Showing posts with label fans. Show all posts
Showing posts with label fans. Show all posts

Wednesday, 21 April 2010

Real Engagement?

Of the top fifteen political influencers on twitter seven are Labour, with only three Lib-dem and one Conservative according to Edelman's public affairs team. Fascinating as Labour appear to be so far behind on support on Facebook now: Conservative 54,000, Lib Dem 52,000, Labour 27,000 ('likes' rather than 'fans' now as Facebook have just changed their system).

Matthew Eltringham's blog post on CoJo has been asking questions of just how much people are really engaging: "Beyond the activities of the major parties, there's a mixed picture of just how much people are themselves engaging with the online election." A good point and one which sorts the politicians from the public; politicians are engaging on these sites but are the voters being engaged by their involvement?

I think to some extent yes, but it is not the 'groundswell' that I've been reading about behind the Dean campaign's use of the internet where they provided a space for "...these young people who wanted to do something [but] were not being mobilized and didn't feel empowered"(Trippi, 2004).

I'm not saying that the American system is right, there are many better ways for British people to engage than the American large scale and Presidentially focussed elections but there is not a grassroots movement happening here. So far TV is having a far larger effect on the election than the internet, demonstrably by the effects of the first election debate.

Thursday, 15 April 2010

More Elections

In a week full of talk about the election, where every news programme runs 15mins on what happened on the campaign that day and there is soon to be the first live debate between the leaders of the main three parties, what has happened online? Something I've been watching is the fan sites on facebook. Since the end of last week the conservatives fan site has increased by roughly 3000 fans, the lib dems by 5000 and labour by a few thousand too. As I write the numbers stand at LD 19,456, C 42,830 and L 20,259. These numbers might seem big, but consider that even now Obama has over 8 million fans.

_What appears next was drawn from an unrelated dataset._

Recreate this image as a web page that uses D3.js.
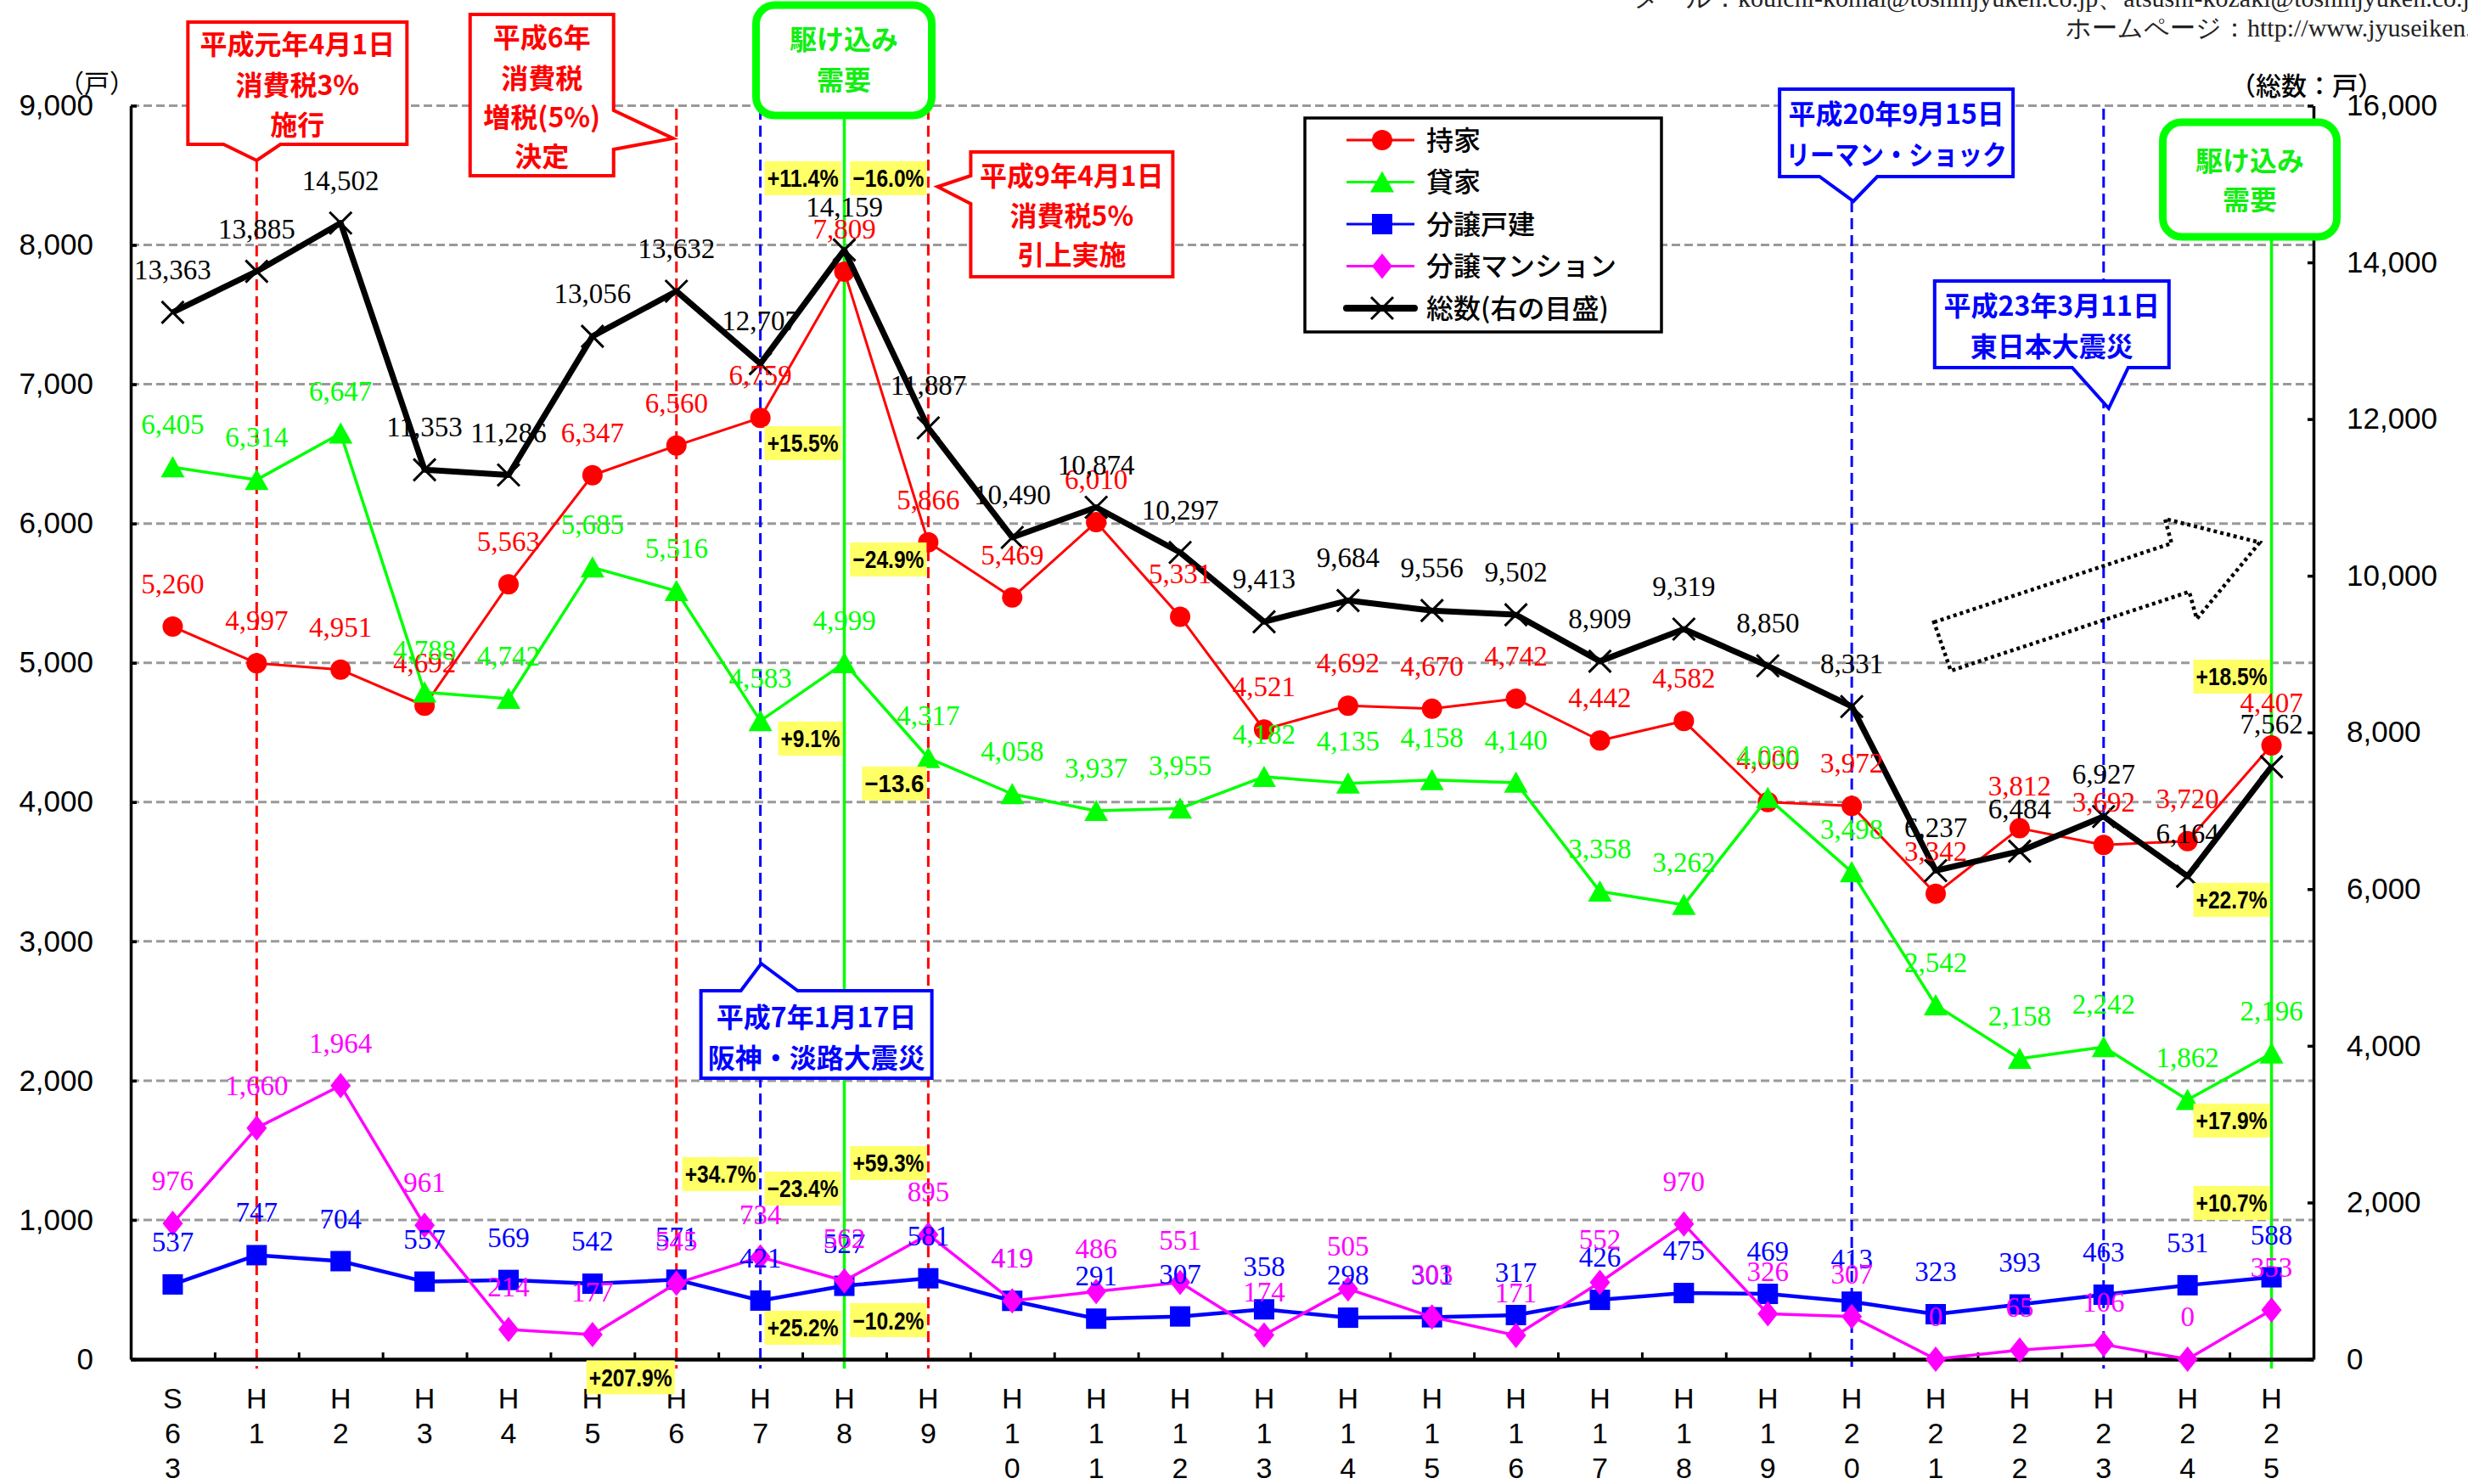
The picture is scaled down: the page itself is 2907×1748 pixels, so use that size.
<!DOCTYPE html>
<html>
<head>
<meta charset="utf-8">
<script src="https://cdn.jsdelivr.net/npm/d3@7/dist/d3.min.js"></script>
<style>
  body { margin: 0; background: #fff; }
  svg { display: block; }
</style>
</head>
<body>
<div id="chart"></div>
<script>
// ---- data ----
const categories = ["S63","H1","H2","H3","H4","H5","H6","H7","H8","H9","H10","H11","H12",
  "H13","H14","H15","H16","H17","H18","H19","H20","H21","H22","H23","H24","H25"];

const mochiie = [5260,4997,4951,4692,5563,6347,6560,6759,7809,5866,5469,6010,5331,
  4521,4692,4670,4742,4442,4582,4000,3972,3342,3812,3692,3720,4407];
const kashiya = [6405,6314,6647,4788,4742,5685,5516,4583,4999,4317,4058,3937,3955,
  4182,4135,4158,4140,3358,3262,4030,3498,2542,2158,2242,1862,2196];
const bunjoKodate = [537,747,704,557,569,542,571,421,527,581,419,291,307,
  358,298,301,317,426,475,469,413,323,393,463,531,588];
const bunjoMansion = [976,1660,1964,961,214,177,545,734,562,895,419,486,551,
  174,505,303,171,552,970,326,307,0,65,106,0,353];
const total = [13363,13885,14502,11353,11286,13056,13632,12707,14159,11887,10490,10874,10297,
  9413,9684,9556,9502,8909,9319,8850,8331,6237,6484,6927,6164,7562];

const leftTicks = [0,1000,2000,3000,4000,5000,6000,7000,8000,9000];
const rightTicks = [0,2000,4000,6000,8000,10000,12000,14000,16000];

const seriesNames = ["持家","貸家","分譲戸建","分譲マンション","総数(右の目盛)"];

// change-rate tags: [category, value on left axis, text, side]
const rateTags = [
  ["H7", 8479, "+11.4%", "left"],
  ["H9", 8479, "−16.0%", "right"],
  ["H7", 6577, "+15.5%", "left"],
  ["H8", 4456, "+9.1%", "right"],
  ["H9", 5742, "−24.9%", "right"],
  ["H9", 4133, "−13.6", "right"],
  ["H7", 1329, "+34.7%", "right"],
  ["H7", 1225, "−23.4%", "left"],
  ["H9", 1408, "+59.3%", "right"],
  ["H7", 226, "+25.2%", "left"],
  ["H9", 280, "−10.2%", "right"],
  ["H6", -130, "+207.9%", "right"],
  ["H25", 4901, "+18.5%", "right"],
  ["H25", 3298, "+22.7%", "right"],
  ["H25", 1713, "+17.9%", "right"],
  ["H25", 1122, "+10.7%", "right"]
];

// ---- setup ----
const W = 2907, H = 1748;
const svg = d3.select("#chart").append("svg").attr("width", W).attr("height", H);
svg.append("rect").attr("width", W).attr("height", H).attr("fill", "#fff");

const plot = { left: 154, right: 2725, top: 124.5, bottom: 1601 };
const x = d3.scaleBand().domain(categories).range([plot.left, plot.right]);
const cx = c => x(c) + x.bandwidth() / 2;
const xi = d3.scaleLinear().domain([-0.5, categories.length - 0.5]).range([plot.left, plot.right]);
const yL = d3.scaleLinear().domain([0, 9000]).range([plot.bottom, plot.top]);
const yR = d3.scaleLinear().domain([0, 16000]).range([plot.bottom, plot.top]);

const RED = "#ff0000", GREEN = "#00ff00", BLUE = "#0000ff", MAGENTA = "#ff00ff", BLACK = "#000";
const JP = "'Noto Sans CJK JP', 'Liberation Sans', sans-serif";
const SERIF = "'Liberation Serif', 'DejaVu Serif', serif";
const SANS = "'Liberation Sans', Arial, sans-serif";

// header text (cut by the page edges, as in the source)
svg.append("text").attr("x", 1925).attr("y", 8)
  .attr("font-family", SERIF).attr("font-size", 30).attr("fill", "#222")
  .text("メール：kouichi-komai@toshinjyuken.co.jp、atsushi-kozaki@toshinjyuken.co.jp");
svg.append("text").attr("x", 2433).attr("y", 43)
  .attr("font-family", SERIF).attr("font-size", 30).attr("fill", "#222")
  .text("ホームページ：http://www.jyuseiken.co.jp/");

// gridlines
svg.append("g").selectAll("line").data(leftTicks.filter(d => d > 0)).join("line")
  .attr("x1", plot.left).attr("x2", plot.right)
  .attr("y1", d => yL(d)).attr("y2", d => yL(d))
  .attr("stroke", "#999").attr("stroke-width", 3).attr("stroke-dasharray", "10 5");

// event lines
const eventLines = [
  { cat: "H1", color: RED, dash: true, top: 189 },
  { cat: "H6", color: RED, dash: true, top: 128 },
  { cat: "H7", color: BLUE, dash: true, top: 128 },
  { cat: "H8", color: GREEN, dash: false, top: 136 },
  { cat: "H9", color: RED, dash: true, top: 128 },
  { cat: "H20", color: BLUE, dash: true, top: 237 },
  { cat: "H23", color: BLUE, dash: true, top: 128 },
  { cat: "H25", color: GREEN, dash: false, top: 279 }
];
svg.append("g").selectAll("line").data(eventLines).join("line")
  .attr("x1", d => cx(d.cat)).attr("x2", d => cx(d.cat))
  .attr("y1", d => d.top).attr("y2", 1612)
  .attr("stroke", d => d.color)
  .attr("stroke-width", d => d.dash ? 3 : 3.5)
  .attr("stroke-dasharray", d => d.dash ? "13 7" : null);

// axes
const axL = svg.append("g").attr("transform", `translate(${plot.left},0)`)
  .call(d3.axisLeft(yL).tickValues(leftTicks).tickSize(-7).tickSizeOuter(0)
    .tickPadding(44).tickFormat(d3.format(",")));
const axR = svg.append("g").attr("transform", `translate(${plot.right},0)`)
  .call(d3.axisRight(yR).tickValues(rightTicks).tickSize(-7).tickSizeOuter(0)
    .tickPadding(39).tickFormat(d3.format(",")));
[axL, axR].forEach(ax => {
  ax.select(".domain").attr("stroke-width", 3.5);
  ax.selectAll(".tick line").attr("stroke-width", 3.5);
  ax.selectAll(".tick text").attr("font-family", SANS).attr("font-size", 35).attr("fill", "#000");
});
axR.selectAll(".tick text").attr("text-anchor", "start");

const axB = svg.append("g").attr("transform", `translate(0,${plot.bottom})`)
  .call(d3.axisBottom(xi).tickValues(d3.range(0.5, categories.length - 1, 1))
    .tickSize(-8).tickSizeOuter(0).tickFormat(""));
axB.select(".domain").attr("stroke-width", 4.5);
axB.selectAll(".tick line").attr("stroke-width", 3);

// x labels, one character per row
const xl = svg.append("g").selectAll("text").data(categories).join("text")
  .attr("font-family", SANS).attr("font-size", 34).attr("text-anchor", "middle").attr("fill", "#000");
xl.each(function (c) {
  const t = d3.select(this);
  c.split("").forEach((ch, k) => {
    t.append("tspan").attr("x", cx(c)).attr("y", 1659 + k * 41).text(ch);
  });
});

// axis titles
svg.append("text").attr("x", 114).attr("y", 98).attr("dy", "0.35em")
  .attr("text-anchor", "middle").attr("font-family", JP).attr("font-size", 30).text("（戸）");
svg.append("text").attr("x", 2717).attr("y", 101).attr("dy", "0.35em")
  .attr("text-anchor", "middle").attr("font-family", JP).attr("font-size", 30).attr("font-weight", 500)
  .text("（総数：戸）");

// ---- series ----
const markers = {
  circle: "M-12,0A12,12 0 1,0 12,0A12,12 0 1,0 -12,0Z",
  triangle: "M0,-13L14,12L-14,12Z",
  square: "M-12,-12H12V12H-12Z",
  diamond: "M0,-15L12,0L0,15L-12,0Z",
  cross: "M-13,-13L13,13M13,-13L-13,13"
};
const series = [
  { name: seriesNames[0], values: mochiie, color: RED, marker: "circle", width: 3, y: yL },
  { name: seriesNames[1], values: kashiya, color: GREEN, marker: "triangle", width: 3.5, y: yL },
  { name: seriesNames[2], values: bunjoKodate, color: BLUE, marker: "square", width: 4.5, y: yL },
  { name: seriesNames[3], values: bunjoMansion, color: MAGENTA, marker: "diamond", width: 3.5, y: yL },
  { name: seriesNames[4], values: total, color: BLACK, marker: "cross", width: 7, y: yR }
];

const gSeries = svg.append("g");
series.forEach(s => {
  const line = d3.line().x((d, i) => cx(categories[i])).y(d => s.y(d));
  const g = gSeries.append("g");
  g.append("path").datum(s.values).attr("d", line)
    .attr("fill", "none").attr("stroke", s.color).attr("stroke-width", s.width)
    .attr("stroke-linejoin", "round");
  g.selectAll("path.mk").data(s.values).join("path").attr("class", "mk")
    .attr("transform", (d, i) => `translate(${cx(categories[i])},${s.y(d)})`)
    .attr("d", markers[s.marker])
    .attr("fill", s.marker === "cross" ? "none" : s.color)
    .attr("stroke", s.marker === "cross" ? s.color : "none")
    .attr("stroke-width", 3);
});

// data labels
const gLabels = svg.append("g");
series.forEach(s => {
  gLabels.append("g").selectAll("text").data(s.values).join("text")
    .attr("x", (d, i) => cx(categories[i]))
    .attr("y", d => s.y(d) - 39)
    .attr("text-anchor", "middle")
    .attr("font-family", SERIF).attr("font-size", 33)
    .attr("fill", s.color)
    .text(d => d3.format(",")(d));
});

// rate tags
const gTags = svg.append("g");
rateTags.forEach(([cat, v, txt, side]) => {
  const w = txt.length * 14;
  const bw = w + 6;
  const x0 = side === "left" ? cx(cat) + 5 : cx(cat) - 2 - bw;
  const yc = yL(v);
  const g = gTags.append("g");
  g.append("rect").attr("x", x0).attr("y", yc - 20).attr("width", bw).attr("height", 40)
    .attr("fill", "#ffff66");
  g.append("text").attr("x", x0 + 3).attr("y", yc).attr("dy", "0.36em")
    .attr("font-family", SANS).attr("font-weight", "bold").attr("font-size", 29)
    .attr("textLength", w).attr("lengthAdjust", "spacingAndGlyphs")
    .attr("fill", "#000").text(txt);
});

// dotted arrow (trend)
const arrowPts = [[20.98,5291],[23.81,5858],[23.73,6034],[24.86,5864],[24.11,5315],[24.02,5510],[21.18,4943]];
svg.append("path")
  .attr("d", d3.line().x(d => xi(d[0])).y(d => yL(d[1])).curve(d3.curveLinearClosed)(arrowPts))
  .attr("fill", "none").attr("stroke", "#000").attr("stroke-width", 4.5)
  .attr("stroke-dasharray", "4 4");

// ---- callouts ----
function calloutPath(c) {
  const o = cx(c.cat);
  const [a0, y0, a1, y1] = c.box;
  const x0 = o + a0, x1 = o + a1;
  const p = c.ptr;
  let pts;
  if (p.side === "bottom")
    pts = [[x0,y0],[x1,y0],[x1,y1],[o+p.b,y1],[o+p.tip[0],p.tip[1]],[o+p.a,y1],[x0,y1]];
  else if (p.side === "top")
    pts = [[x0,y0],[o+p.a,y0],[o+p.tip[0],p.tip[1]],[o+p.b,y0],[x1,y0],[x1,y1],[x0,y1]];
  else if (p.side === "right")
    pts = [[x0,y0],[x1,y0],[x1,p.a],[o+p.tip[0],p.tip[1]],[x1,p.b],[x1,y1],[x0,y1]];
  else
    pts = [[x0,y0],[x1,y0],[x1,y1],[x0,y1],[x0,p.b],[o+p.tip[0],p.tip[1]],[x0,p.a]];
  return "M" + pts.map(q => q.join(",")).join("L") + "Z";
}

const callouts = [
  { cat: "H1", color: RED, box: [-81,26,177,170], ptr: { side: "bottom", a: -39, b: 28, tip: [0,189] },
    lines: ["平成元年4月1日","消費税3%","施行"], ys: [52,100,147] },
  { cat: "H6", color: RED, box: [-243,17,-74,207], ptr: { side: "right", a: 130, b: 176, tip: [-4,163] },
    lines: ["平成6年","消費税","増税(5%)","決定"], ys: [44,92,138,184] },
  { cat: "H9", color: RED, box: [50,179,288,326], ptr: { side: "left", a: 207, b: 240, tip: [11,220] },
    lines: ["平成9年4月1日","消費税5%","引上実施"], ys: [207,254,300] },
  { cat: "H20", color: BLUE, box: [-85,105,190,208], ptr: { side: "bottom", a: -38, b: 30, tip: [2,237] },
    lines: ["平成20年9月15日","リーマン・ショック"], ys: [134,182] },
  { cat: "H23", color: BLUE, box: [-199,331,77,433], ptr: { side: "bottom", a: -37, b: 29, tip: [6,481] },
    lines: ["平成23年3月11日","東日本大震災"], ys: [360,408] },
  { cat: "H7", color: BLUE, box: [-70,1167,202,1270], ptr: { side: "top", a: -23, b: 44, tip: [1,1135] },
    lines: ["平成7年1月17日","阪神・淡路大震災"], ys: [1198,1246] }
];

function fitText(sel, maxW) {
  const n = sel.node();
  if (n.getComputedTextLength() > maxW) {
    sel.attr("textLength", maxW).attr("lengthAdjust", "spacingAndGlyphs");
  }
}

const gCall = svg.append("g");
callouts.forEach(c => {
  gCall.append("path").attr("d", calloutPath(c))
    .attr("fill", "#fff").attr("stroke", c.color).attr("stroke-width", 4);
  const mid = cx(c.cat) + (c.box[0] + c.box[2]) / 2;
  const boxW = c.box[2] - c.box[0];
  c.lines.forEach((t, k) => {
    const tx = gCall.append("text").attr("x", mid).attr("y", c.ys[k]).attr("dy", "0.36em")
      .attr("text-anchor", "middle").attr("font-family", JP).attr("font-weight", "bold")
      .attr("font-size", 32).attr("fill", c.color).text(t);
    fitText(tx, boxW - 14);
  });
});

// rush-demand boxes
const rushBoxes = [
  { cat: "H8", box: [-104,6,103,136], ys: [46,94] },
  { cat: "H25", box: [-128,144,77,279], ys: [189,235] }
];
rushBoxes.forEach(r => {
  const o = cx(r.cat);
  gCall.append("rect").attr("x", o + r.box[0]).attr("y", r.box[1])
    .attr("width", r.box[2] - r.box[0]).attr("height", r.box[3] - r.box[1])
    .attr("rx", 22).attr("fill", "#fff").attr("stroke", GREEN).attr("stroke-width", 9);
  const mid = o + (r.box[0] + r.box[2]) / 2;
  ["駆け込み","需要"].forEach((t, k) => {
    gCall.append("text").attr("x", mid).attr("y", r.ys[k]).attr("dy", "0.36em")
      .attr("text-anchor", "middle").attr("font-family", JP).attr("font-weight", "bold")
      .attr("font-size", 32).attr("fill", "#11ee11").text(t);
  });
});

// ---- legend ----
const lg = svg.append("g").attr("transform", "translate(1537,139)");
lg.append("rect").attr("width", 420).attr("height", 252)
  .attr("fill", "#fff").attr("stroke", "#000").attr("stroke-width", 3.5);
series.forEach((s, k) => {
  const yy = 26 + k * 49.5;
  lg.append("line").attr("x1", 49).attr("x2", 129).attr("y1", yy).attr("y2", yy)
    .attr("stroke", s.color).attr("stroke-width", s.marker === "cross" ? 8 : 3)
    .attr("stroke-linecap", s.marker === "cross" ? "round" : "butt");
  lg.append("path").attr("transform", `translate(91,${yy})`)
    .attr("d", markers[s.marker])
    .attr("fill", s.marker === "cross" ? "none" : s.color)
    .attr("stroke", s.marker === "cross" ? s.color : "none").attr("stroke-width", 3);
  lg.append("text").attr("x", 143).attr("y", yy).attr("dy", "0.36em")
    .attr("font-family", JP).attr("font-size", 32).attr("font-weight", 500)
    .attr("fill", "#000").text(s.name);
});
</script>
</body>
</html>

Those numbers and particularly their increase seem rather small considering this is the most important time for support of the parties in 5 years. Is politics compatible with the goal of many marketing campaigns these days: to make their comsumers into 'fans'? To see that brand as more than just the product but something that captures imagination and creates the fan-factor. Fans go to concerts, follow you, want to see you, want your autograph, have an emotional connection - think beatles fans, politics at the moment certainly seems unlikely to attract this kind of attention.